#### WHAT THE EXERCISE ASKS:
Quote every line below exactly and skip any picture.

#### INFORMATION PROVIDED:
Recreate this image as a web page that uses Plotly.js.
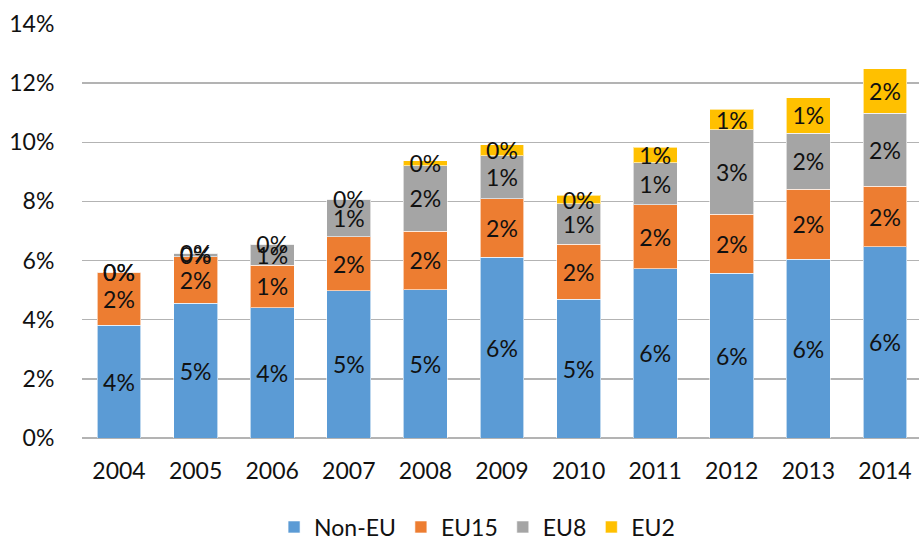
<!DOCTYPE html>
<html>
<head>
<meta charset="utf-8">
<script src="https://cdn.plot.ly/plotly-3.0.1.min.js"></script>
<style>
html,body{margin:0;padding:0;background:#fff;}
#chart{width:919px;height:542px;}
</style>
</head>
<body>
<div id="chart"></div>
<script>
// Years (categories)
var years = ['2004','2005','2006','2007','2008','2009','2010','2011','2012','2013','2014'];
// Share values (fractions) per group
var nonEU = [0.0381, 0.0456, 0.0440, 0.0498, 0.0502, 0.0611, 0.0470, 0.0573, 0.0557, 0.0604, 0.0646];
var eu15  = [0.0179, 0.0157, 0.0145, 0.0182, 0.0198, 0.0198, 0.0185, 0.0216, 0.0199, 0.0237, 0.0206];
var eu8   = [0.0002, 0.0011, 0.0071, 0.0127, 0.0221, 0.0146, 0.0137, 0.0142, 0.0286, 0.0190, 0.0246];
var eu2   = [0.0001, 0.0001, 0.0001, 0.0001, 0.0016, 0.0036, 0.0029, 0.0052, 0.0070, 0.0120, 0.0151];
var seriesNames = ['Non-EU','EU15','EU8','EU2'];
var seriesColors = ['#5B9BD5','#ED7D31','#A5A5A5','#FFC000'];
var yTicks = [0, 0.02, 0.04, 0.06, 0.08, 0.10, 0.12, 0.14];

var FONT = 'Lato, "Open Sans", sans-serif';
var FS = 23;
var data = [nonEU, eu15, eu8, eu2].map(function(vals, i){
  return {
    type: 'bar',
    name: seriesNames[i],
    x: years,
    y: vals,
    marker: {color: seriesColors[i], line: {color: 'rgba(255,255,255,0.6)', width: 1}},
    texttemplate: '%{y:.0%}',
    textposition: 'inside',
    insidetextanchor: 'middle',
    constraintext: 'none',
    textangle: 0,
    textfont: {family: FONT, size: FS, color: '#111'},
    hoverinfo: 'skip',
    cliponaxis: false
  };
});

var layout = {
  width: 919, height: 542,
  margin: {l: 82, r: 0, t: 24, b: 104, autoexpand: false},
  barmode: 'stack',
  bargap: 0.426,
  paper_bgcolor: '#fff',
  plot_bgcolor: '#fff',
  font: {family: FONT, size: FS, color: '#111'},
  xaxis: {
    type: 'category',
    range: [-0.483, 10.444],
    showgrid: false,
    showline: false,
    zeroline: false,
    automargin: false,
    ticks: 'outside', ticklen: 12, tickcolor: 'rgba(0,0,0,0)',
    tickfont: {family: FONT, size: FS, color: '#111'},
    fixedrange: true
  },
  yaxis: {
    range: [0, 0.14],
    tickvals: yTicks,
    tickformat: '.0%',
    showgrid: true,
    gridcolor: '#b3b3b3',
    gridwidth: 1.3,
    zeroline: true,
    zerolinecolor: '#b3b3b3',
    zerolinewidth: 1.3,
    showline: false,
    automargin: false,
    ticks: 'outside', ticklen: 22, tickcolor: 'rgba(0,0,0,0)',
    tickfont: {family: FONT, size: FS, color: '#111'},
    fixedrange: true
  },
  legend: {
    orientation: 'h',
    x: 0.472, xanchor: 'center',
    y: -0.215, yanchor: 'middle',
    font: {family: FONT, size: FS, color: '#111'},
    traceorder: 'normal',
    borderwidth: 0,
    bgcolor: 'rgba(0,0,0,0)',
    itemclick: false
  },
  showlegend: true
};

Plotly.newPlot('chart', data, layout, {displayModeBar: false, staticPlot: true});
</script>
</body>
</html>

#### PROBLEM SOLUTION:
Recreate this image as a web page that uses Plotly.js.
<!DOCTYPE html>
<html>
<head>
<meta charset="utf-8">
<script src="https://cdn.plot.ly/plotly-3.0.1.min.js"></script>
<style>
html,body{margin:0;padding:0;background:#fff;}
#chart{width:919px;height:542px;}
</style>
</head>
<body>
<div id="chart"></div>
<script>
// Years (categories)
var years = ['2004','2005','2006','2007','2008','2009','2010','2011','2012','2013','2014'];
// Share values (fractions) per group
var nonEU = [0.0381, 0.0456, 0.0440, 0.0498, 0.0502, 0.0611, 0.0470, 0.0573, 0.0557, 0.0604, 0.0646];
var eu15  = [0.0179, 0.0157, 0.0145, 0.0182, 0.0198, 0.0198, 0.0185, 0.0216, 0.0199, 0.0237, 0.0206];
var eu8   = [0.0002, 0.0011, 0.0071, 0.0127, 0.0221, 0.0146, 0.0137, 0.0142, 0.0286, 0.0190, 0.0246];
var eu2   = [0.0001, 0.0001, 0.0001, 0.0001, 0.0016, 0.0036, 0.0029, 0.0052, 0.0070, 0.0120, 0.0151];
var seriesNames = ['Non-EU','EU15','EU8','EU2'];
var seriesColors = ['#5B9BD5','#ED7D31','#A5A5A5','#FFC000'];
var yTicks = [0, 0.02, 0.04, 0.06, 0.08, 0.10, 0.12, 0.14];

var FONT = 'Lato, "Open Sans", sans-serif';
var FS = 23;
var data = [nonEU, eu15, eu8, eu2].map(function(vals, i){
  return {
    type: 'bar',
    name: seriesNames[i],
    x: years,
    y: vals,
    marker: {color: seriesColors[i], line: {color: 'rgba(255,255,255,0.6)', width: 1}},
    texttemplate: '%{y:.0%}',
    textposition: 'inside',
    insidetextanchor: 'middle',
    constraintext: 'none',
    textangle: 0,
    textfont: {family: FONT, size: FS, color: '#111'},
    hoverinfo: 'skip',
    cliponaxis: false
  };
});

var layout = {
  width: 919, height: 542,
  margin: {l: 82, r: 0, t: 24, b: 104, autoexpand: false},
  barmode: 'stack',
  bargap: 0.426,
  paper_bgcolor: '#fff',
  plot_bgcolor: '#fff',
  font: {family: FONT, size: FS, color: '#111'},
  xaxis: {
    type: 'category',
    range: [-0.483, 10.444],
    showgrid: false,
    showline: false,
    zeroline: false,
    automargin: false,
    ticks: 'outside', ticklen: 12, tickcolor: 'rgba(0,0,0,0)',
    tickfont: {family: FONT, size: FS, color: '#111'},
    fixedrange: true
  },
  yaxis: {
    range: [0, 0.14],
    tickvals: yTicks,
    tickformat: '.0%',
    showgrid: true,
    gridcolor: '#b3b3b3',
    gridwidth: 1.3,
    zeroline: true,
    zerolinecolor: '#b3b3b3',
    zerolinewidth: 1.3,
    showline: false,
    automargin: false,
    ticks: 'outside', ticklen: 22, tickcolor: 'rgba(0,0,0,0)',
    tickfont: {family: FONT, size: FS, color: '#111'},
    fixedrange: true
  },
  legend: {
    orientation: 'h',
    x: 0.472, xanchor: 'center',
    y: -0.215, yanchor: 'middle',
    font: {family: FONT, size: FS, color: '#111'},
    traceorder: 'normal',
    borderwidth: 0,
    bgcolor: 'rgba(0,0,0,0)',
    itemclick: false
  },
  showlegend: true
};

Plotly.newPlot('chart', data, layout, {displayModeBar: false, staticPlot: true});
</script>
</body>
</html>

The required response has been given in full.